SELLING ANSTEY ST

In order to fund our return to Perth, we had to sell our remaining contact with the city - our parents's unit in Claremont. After Susan and I left home, Alan and Betty downsized into a modest unit close(ish) to their beloved Cottesloe Beach. For years, we all squeezed into the place to spend summer Christmases with them and catch up with friends at Betty's famous backyard parties.Even our current cat, Indigo, spent her first Christmas at Anstey St. 

Susan, Sebastian & Betty, Christmas 2006 at Anstey St

Since Betty's death in 2008 we had been renting the unit out via Shellabears, the real estate company that had sold it to the parents in the first place, so we turned to them (after some due diligence) and saw the full impact of the ferocious Perth property market:

- Saturday opening

- First offer in by Sunday

- Shellebears pondering whether it was even worth doing another opening, but did so on Wednesday

- 6 offers in by Thursday

- sold by Friday.

I wondered whether I'd feel any remorse about selling a place with so much history but it had been years since we'd been physically been in it. To add to the sense of disconnection, the strata managers had arranged reroofing and painting and turned what had been a classic faux-Spanish building with orange tiles, green shutters and white walls, perfect for the Perth climate, into a grey tinned roof place with a dull cream paint and bleu/grey shutters. The ruined aesthetic of the place changed my connection to it.

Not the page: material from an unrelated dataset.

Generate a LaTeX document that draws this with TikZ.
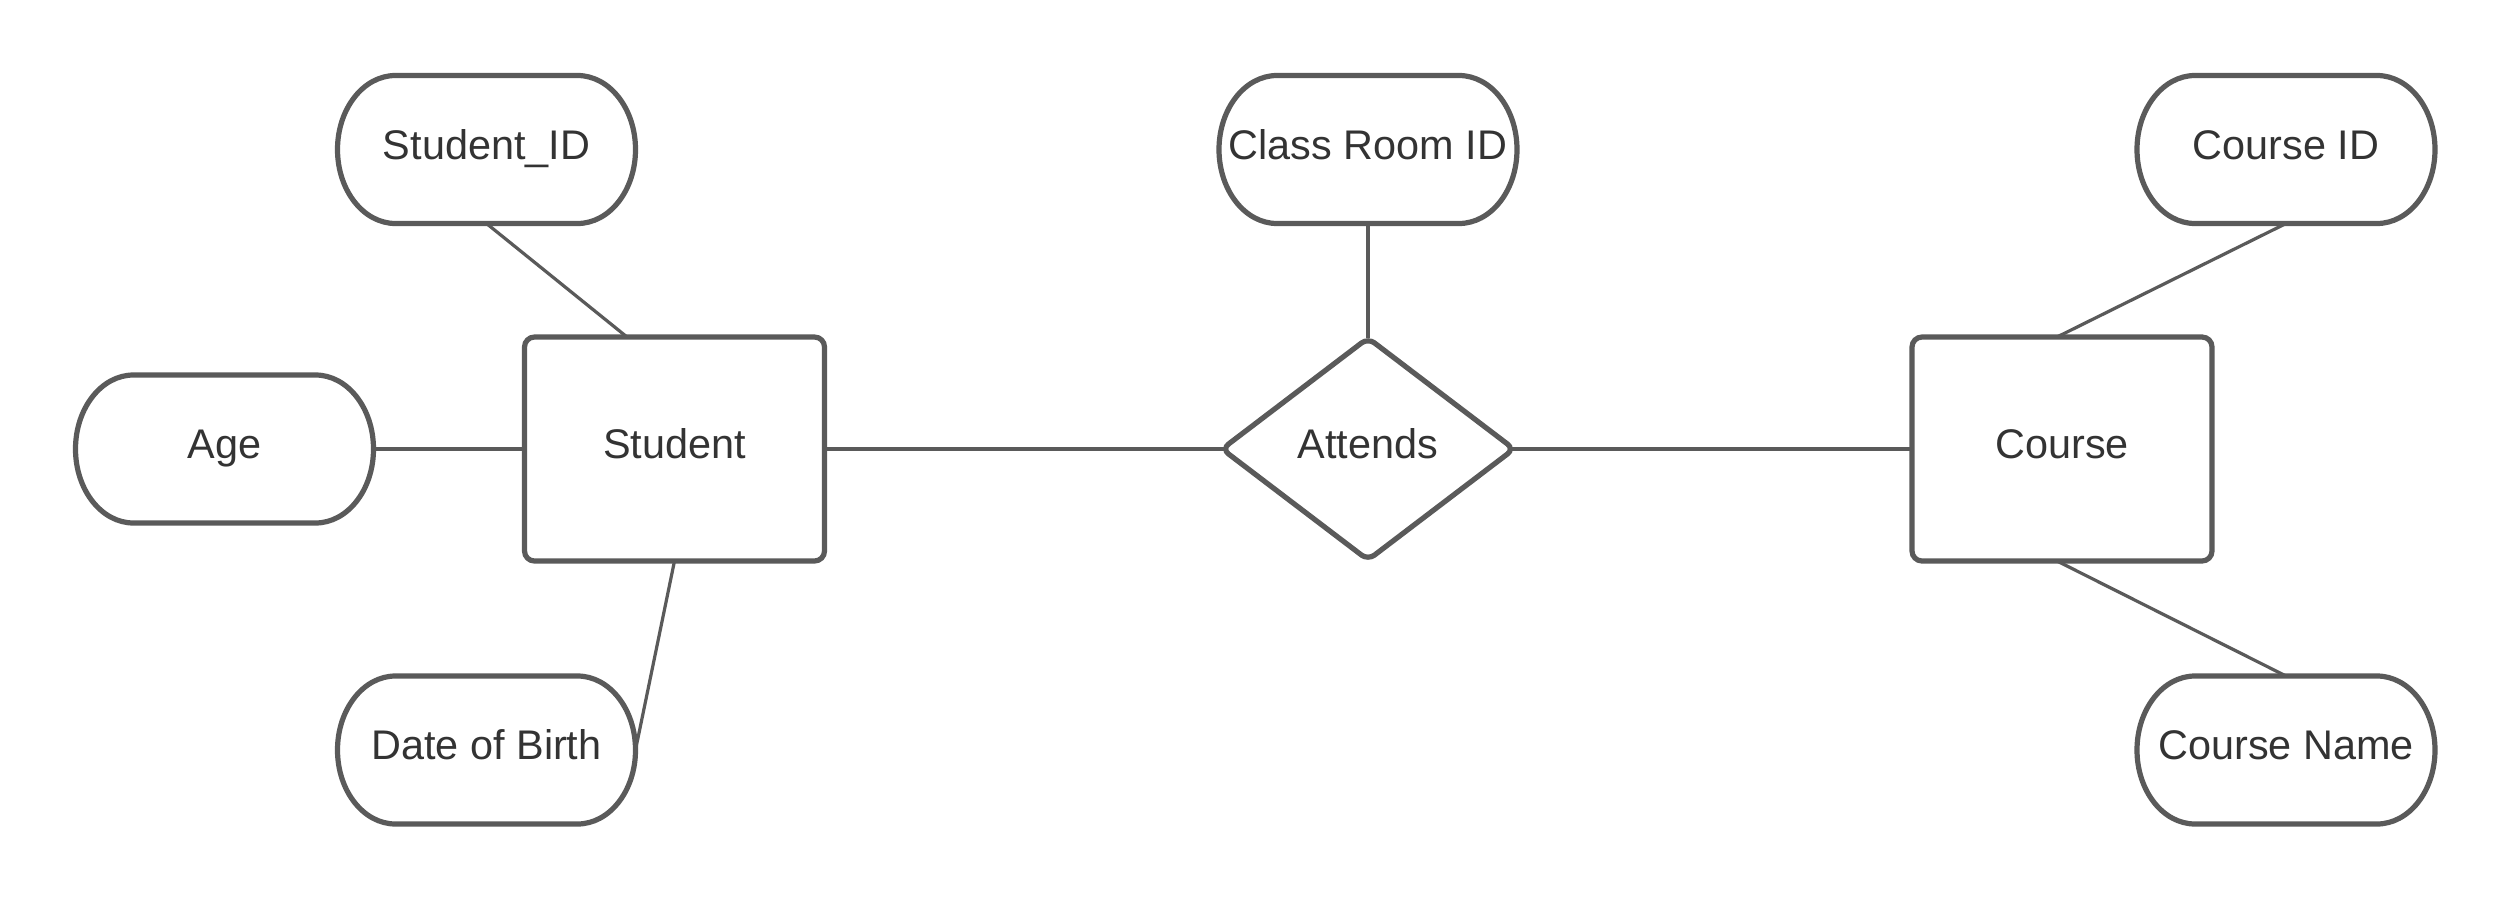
\documentclass[tikz,border=0pt]{standalone}
\usepackage{fontspec}
\setmainfont{Liberation Sans}
\usetikzlibrary{shapes.geometric}
\definecolor{linec}{HTML}{5A5A5A}
\definecolor{textc}{HTML}{333333}
\tikzset{
  base/.style={inner sep=0pt, outer sep=0pt, text=textc,
    font=\fontsize{20.7pt}{24pt}\selectfont, text height=14.8pt, text depth=5pt},
  entity/.style={base, rectangle, draw=linec, line width=2.6pt, rounded corners=5pt,
    minimum width=150pt, minimum height=112pt},
  relation/.style={base, diamond, draw=linec, line width=2.6pt, rounded corners=4pt,
    minimum width=146pt, minimum height=111pt},
  attr/.style={base, rectangle, minimum width=149pt, minimum height=74pt},
  attrline/.style={draw=linec, line width=2.6pt},
  conn/.style={draw=linec, line width=1.6pt},
  todiamond/.style={conn, shorten >=-2pt},
  fromdiamond/.style={conn, shorten <=-2pt}
}
\begin{document}
\begin{tikzpicture}[x=0.5pt, y=-0.5pt]
\path[use as bounding box, fill=white] (0,0) rectangle (2513,900);

% entities and relation
\node[entity] (student) at (674.5,449) {Student};
\node[entity] (course) at (2062,449) {Course};
\node[relation] (attends) at (1368,449) {Attends};

% attributes
\node[attr] (sid) at (486.5,149.5) {Student\_ID};
\node[attr] (age) at (224.5,449) {Age};
\node[attr] (dob) at (486.5,750) {Date of Birth};
\node[attr] (crid) at (1368,149.5) {Class Room ID};
\node[attr] (cid) at (2286,149.5) {Course ID};
\node[attr] (cname) at (2286,750) {Course Name};

% attribute outlines
\foreach \n in {sid,age,dob,crid,cid,cname}{
  \draw[attrline] ([xshift=29pt]\n.north west) -- ([xshift=-29pt]\n.north east)
    arc[start angle=90, end angle=-90, x radius=29pt, y radius=37pt]
    -- ([xshift=29pt]\n.south west)
    arc[start angle=270, end angle=90, x radius=29pt, y radius=37pt] -- cycle;
}

% connectors
\draw[conn] (sid.south) -- ([xshift=-23.75pt]student.north);
\draw[conn] (age.east) -- (student.west);
\draw[conn] (student.south) -- (dob.east);
\draw[todiamond] (student.east) -- (attends.west);
\draw[conn] (crid.south) -- (attends.north);
\draw[fromdiamond] (attends.east) -- (course.west);
\draw[conn] (cid.south) -- ([xshift=-2.5pt]course.north);
\draw[conn] ([xshift=-2.5pt]course.south) -- (cname.north);
\end{tikzpicture}
\end{document}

One of the best memories I have of Anstey St is coming back to the unit after a summer swim and receiving a phone call from a Melbourne policeman. Someone had complained about the content of a David Hare play Melbourne Theatre Company was presenting. I confess I did feel somewhat self-conscious standing in my parents's living room in my bathers discussing scenes of nudity and oral sex with a stranger. Luckily, the police accepted that it was 'art' but with the publicity, we did have a sell out season.